De la seguridad, los números no mienten y hablan de una crisis desbordada a nivel nacional y en la mayoría de los estados del país; desde la capital de la República, hasta Guanajuato, Jalisco, Quintana Roo, Tamaulipas, Guerrero, y un largo étcetera. Apenas ayer, entró en vigor la Guardia Nacional, que completamente militarizada y con un débil mando civil, se tendrá que dividir entre perseguir migrantes en la frontera sur y en todo el territorio y garantizar la seguridad de los mexicanos. ¿Tendremos mejores niveles de seguridad y una disminución de los delitos más graves en este primer año del gobierno? Difícilmente lo veremos.

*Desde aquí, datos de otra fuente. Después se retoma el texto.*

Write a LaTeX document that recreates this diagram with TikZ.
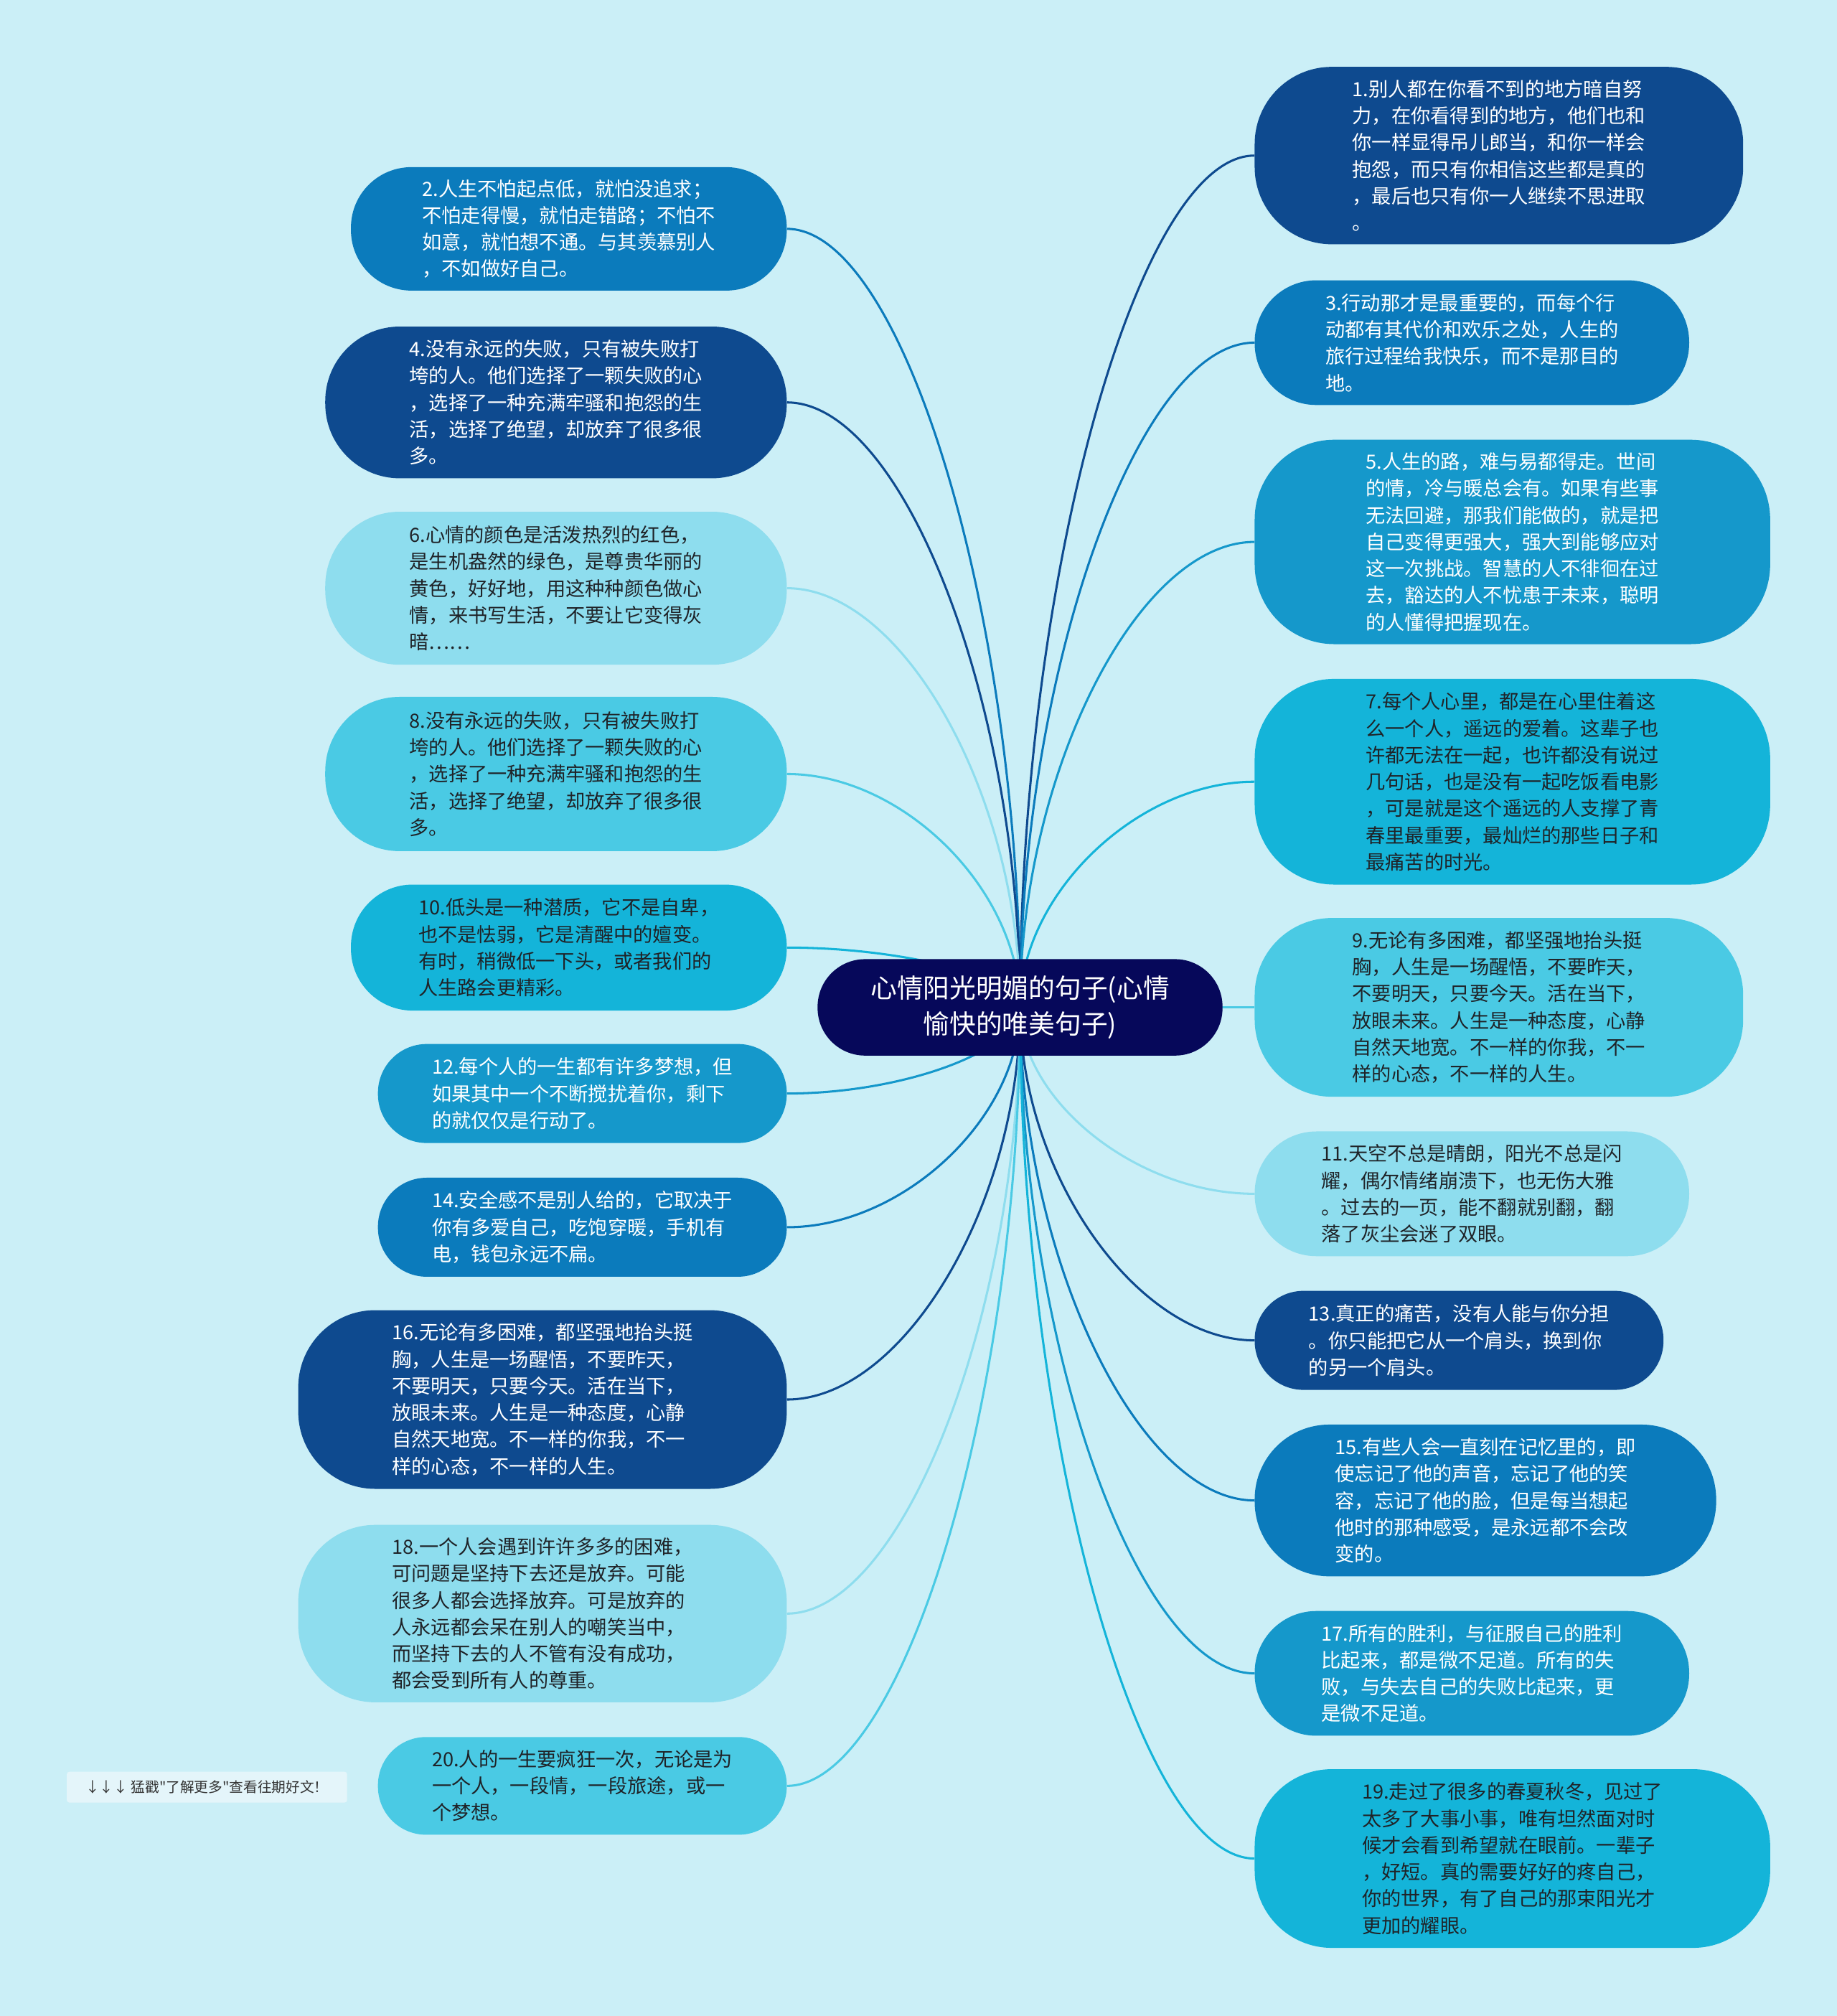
\documentclass[tikz,border=0pt]{standalone}
\usepackage{fontspec}
\setmainfont{Noto Sans CJK SC}
\newfontfamily\notefont{Noto Sans CJK SC}
\usetikzlibrary{calc}
\pgfdeclarelayer{back}
\pgfdeclarelayer{edges}
\pgfsetlayers{back,edges,main}

\definecolor{bgc}{HTML}{CBEFF7}
\definecolor{cnavy}{HTML}{06085A}
\definecolor{cdark}{HTML}{0E4A8F}
\definecolor{cmed}{HTML}{0B7BBC}
\definecolor{cbright}{HTML}{1598CB}
\definecolor{ccyan}{HTML}{14B4D9}
\definecolor{clighter}{HTML}{4ACAE4}
\definecolor{clight}{HTML}{8EDDEE}
\definecolor{tdark}{HTML}{1F2328}
\definecolor{notebg}{HTML}{E4F5FA}
\definecolor{notetx}{HTML}{333333}

\tikzset{
  pill/.style n args={3}{rectangle, minimum width=#1pt, minimum height=#2pt,
    rounded corners=#3pt, align=left, inner sep=0pt,
    font=\fontsize{15.2}{20.8}\selectfont},
  ondark/.style={text=white},
  onlight/.style={text=tdark},
  kdark/.style={fill=cdark, ondark},
  kmed/.style={fill=cmed, ondark},
  kbright/.style={fill=cbright, ondark},
  kcyan/.style={fill=ccyan, onlight},
  klighter/.style={fill=clighter, onlight},
  klight/.style={fill=clight, onlight},
  edge/.style={line width=1.7pt},
}

\newcommand\linkto[3]{%
  \draw[edge,#1] (ctr.center) .. controls ($(ctr.center)!0.5!(ctr.center|-#2.#3)$)
    and ($(ctr.center|-#2.#3)!0.5!(#2.#3)$) .. (#2.#3);}

\begin{document}
\begin{tikzpicture}[x=1pt,y=-1pt]
\begin{pgfonlayer}{back}
  \fill[bgc] (0,0) rectangle (1429,1568);
\end{pgfonlayer}
\useasboundingbox (0,0) rectangle (1429,1568);

% center
\node[pill={315}{75}{37}, fill=cnavy, text=white, align=center,
  font=\fontsize{20.5}{28}\selectfont] (ctr) at (793.5,783.5)
  {心情阳光明媚的句子(心情\\愉快的唯美句子)};

% left side
\node[pill={339}{96}{47}, kmed] (n2) at (442.5,178)
  {2.人生不怕起点低，就怕没追求；\\不怕走得慢，就怕走错路；不怕不\\如意，就怕想不通。与其羡慕别人\\，不如做好自己。};
\node[pill={359}{118}{58}, kdark] (n4) at (432.5,313)
  {4.没有永远的失败，只有被失败打\\垮的人。他们选择了一颗失败的心\\，选择了一种充满牢骚和抱怨的生\\活，选择了绝望，却放弃了很多很\\多。};
\node[pill={359}{119}{58}, klight] (n6) at (432.5,457.5)
  {6.心情的颜色是活泼热烈的红色，\\是生机盎然的绿色，是尊贵华丽的\\黄色，好好地，用这种种颜色做心\\情，来书写生活，不要让它变得灰\\暗……};
\node[pill={359}{120}{58}, klighter] (n8) at (432.5,602)
  {8.没有永远的失败，只有被失败打\\垮的人。他们选择了一颗失败的心\\，选择了一种充满牢骚和抱怨的生\\活，选择了绝望，却放弃了很多很\\多。};
\node[pill={339}{98}{48}, kcyan] (n10) at (442.5,737)
  {10.低头是一种潜质，它不是自卑，\\也不是怯弱，它是清醒中的嬗变。\\有时，稍微低一下头，或者我们的\\人生路会更精彩。};
\node[pill={318}{77}{38}, kbright] (n12) at (453,850.5)
  {12.每个人的一生都有许多梦想，但\\如果其中一个不断搅扰着你，剩下\\的就仅仅是行动了。};
\node[pill={318}{77}{38}, kmed] (n14) at (453,954.5)
  {14.安全感不是别人给的，它取决于\\你有多爱自己，吃饱穿暖，手机有\\电，钱包永远不扁。};
\node[pill={380}{139}{60}, kdark] (n16) at (422,1088.5)
  {16.无论有多困难，都坚强地抬头挺\\胸，人生是一场醒悟，不要昨天，\\不要明天，只要今天。活在当下，\\放眼未来。人生是一种态度，心静\\自然天地宽。不一样的你我，不一\\样的心态，不一样的人生。};
\node[pill={380}{138}{60}, klight] (n18) at (422,1255)
  {18.一个人会遇到许许多多的困难，\\可问题是坚持下去还是放弃。可能\\很多人都会选择放弃。可是放弃的\\人永远都会呆在别人的嘲笑当中，\\而坚持下去的人不管有没有成功，\\都会受到所有人的尊重。};
\node[pill={318}{76}{37.5}, klighter] (n20) at (453,1389)
  {20.人的一生要疯狂一次，无论是为\\一个人，一段情，一段旅途，或一\\个梦想。};
\node[rectangle, rounded corners=2pt, fill=notebg, text=notetx,
  minimum width=218pt, minimum height=24pt, inner sep=0pt,
  font=\notefont\fontsize{11}{12}\selectfont] (note) at (161,1390)
  {↓↓↓ 猛戳"了解更多"查看往期好文！};

% right side
\node[pill={380}{138}{60}, kdark] (n1) at (1166,121)
  {1.别人都在你看不到的地方暗自努\\力，在你看得到的地方，他们也和\\你一样显得吊儿郎当，和你一样会\\抱怨，而只有你相信这些都是真的\\，最后也只有你一人继续不思进取\\。};
\node[pill={338}{97}{48}, kmed] (n3) at (1145,266.5)
  {3.行动那才是最重要的，而每个行\\动都有其代价和欢乐之处，人生的\\旅行过程给我快乐，而不是那目的\\地。};
\node[pill={401}{159}{62}, kbright] (n5) at (1176.5,421.5)
  {5.人生的路，难与易都得走。世间\\的情，冷与暖总会有。如果有些事\\无法回避，那我们能做的，就是把\\自己变得更强大，强大到能够应对\\这一次挑战。智慧的人不徘徊在过\\去，豁达的人不忧患于未来，聪明\\的人懂得把握现在。};
\node[pill={401}{160}{62}, kcyan] (n7) at (1176.5,608)
  {7.每个人心里，都是在心里住着这\\么一个人，遥远的爱着。这辈子也\\许都无法在一起，也许都没有说过\\几句话，也是没有一起吃饭看电影\\，可是就是这个遥远的人支撑了青\\春里最重要，最灿烂的那些日子和\\最痛苦的时光。};
\node[pill={380}{139}{60}, klighter] (n9) at (1166,783.5)
  {9.无论有多困难，都坚强地抬头挺\\胸，人生是一场醒悟，不要昨天，\\不要明天，只要今天。活在当下，\\放眼未来。人生是一种态度，心静\\自然天地宽。不一样的你我，不一\\样的心态，不一样的人生。};
\node[pill={338}{97}{48}, klight] (n11) at (1145,928.5)
  {11.天空不总是晴朗，阳光不总是闪\\耀，偶尔情绪崩溃下，也无伤大雅\\。过去的一页，能不翻就别翻，翻\\落了灰尘会迷了双眼。};
\node[pill={318}{77}{38}, kdark] (n13) at (1135,1042.5)
  {13.真正的痛苦，没有人能与你分担\\。你只能把它从一个肩头，换到你\\的另一个肩头。};
\node[pill={359}{118}{58}, kmed] (n15) at (1155.5,1167)
  {15.有些人会一直刻在记忆里的，即\\使忘记了他的声音，忘记了他的笑\\容，忘记了他的脸，但是每当想起\\他时的那种感受，是永远都不会改\\变的。};
\node[pill={338}{97}{48}, kbright] (n17) at (1145,1301.5)
  {17.所有的胜利，与征服自己的胜利\\比起来，都是微不足道。所有的失\\败，与失去自己的失败比起来，更\\是微不足道。};
\node[pill={401}{139}{60}, kcyan] (n19) at (1176.5,1445.5)
  {19.走过了很多的春夏秋冬，见过了\\太多了大事小事，唯有坦然面对时\\候才会看到希望就在眼前。一辈子\\，好短。真的需要好好的疼自己，\\你的世界，有了自己的那束阳光才\\更加的耀眼。};

\begin{pgfonlayer}{edges}
  \linkto{cmed}{n2}{east}
  \linkto{cdark}{n4}{east}
  \linkto{clight}{n6}{east}
  \linkto{clighter}{n8}{east}
  \linkto{ccyan}{n10}{east}
  \linkto{cbright}{n12}{east}
  \linkto{cmed}{n14}{east}
  \linkto{cdark}{n16}{east}
  \linkto{clight}{n18}{east}
  \linkto{clighter}{n20}{east}
  \linkto{cdark}{n1}{west}
  \linkto{cmed}{n3}{west}
  \linkto{cbright}{n5}{west}
  \linkto{ccyan}{n7}{west}
  \linkto{clighter}{n9}{west}
  \linkto{clight}{n11}{west}
  \linkto{cdark}{n13}{west}
  \linkto{cmed}{n15}{west}
  \linkto{cbright}{n17}{west}
  \linkto{ccyan}{n19}{west}
\end{pgfonlayer}
\end{tikzpicture}
\end{document}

Lo que sí vamos a ver hoy el Zócalo, es un acto apoteósico en el que, a ritmo de cumbia y discursos propagandísticos, el presidente López Obrador, nos dirá, con sus consabidos “otros datos”, que a un año de su histórico triunfo, este país ya es otro, que las cosas han cambiado para mejorar y que “vamos requetebién” en la 4T. Y habrá un amplio sector de la sociedad que así lo crea y reivindique “los logros” de la transformación en marcha; pero también habrá la otra parte que, alguna que en su momento apoyó y votó por la esperanza y otra que de plano siempre fue oposición recalcitrante, miren con recelo y desconfianza lo que se dirá y se proclamará desde la plaza pública. Y algunos hasta se preguntan ¿el 1 de julio de 2018 fue la meta final para un luchador social como López Obrador? ¿O después de ganar las elecciones tenía algo más en mente y si es así lo veremos en algún momento dejar de actuar sólo como el líder que quiere siempre complacer y agradar a las masas y empezar a actuar y a tomar decisiones, a veces impopulares pero necesarias, como gobernante y estadista?
Porque un año después y siete meses de transcurrido el gobierno, es innegable que, junto con la polarización social que arrastramos desde aquella elección, empieza a haber fisuras y grietas en un proyecto político por las que se cuela la impaciencia, el descontento y hasta la desesperanza. Por no mencionar el miedo y la incertidumbre.